Several government agencies, most notably the Department of Energy, have been deeply involved in the development of supercomputers over the last few decades, but they’ve typically worked separately. The new initiative will bring together scientists and government agencies such as the Department of Energy, Department of Defense and the National Science Foundation to create a common agenda for pushing the field forward.
The specifics are thin on the ground at the moment. The Department of Energy has already identified the major challenges preventing “exascale” computing today, according to a fact sheet released by the government, but the main goal of the initiative, for now, be to get disparate agencies working together on common goals.

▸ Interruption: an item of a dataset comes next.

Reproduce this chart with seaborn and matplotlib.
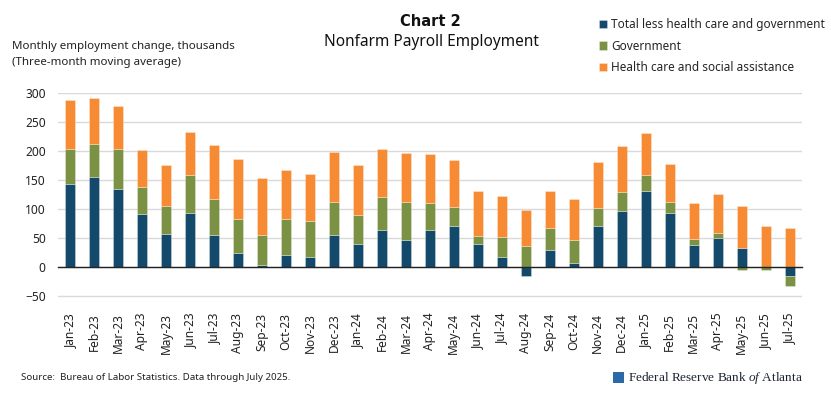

It’s hard not to see the initiative as a response to China’s gains in supercomputing. Earlier this month TOP500, an organization that ranks supercomputers by performance,announced that China’s 33.86 petaflop Tianhe-2 is still the fastest supercomputer in the world. The US still has more computers on the TOP500 list than any other country in the world, but researchers have worried for years about falling behind China.
An exoflop is about 1,000 petaflops, and would represent a massive leap forward in computing power. But creating an exaflop computer is about more than just finding a way to build faster hardware. Creating applications that can take advantage of such an architecture is a challenge in its own right. NCSI will also prioritize the creation of supercomputers that can handle vast quantities of rapidly changing data.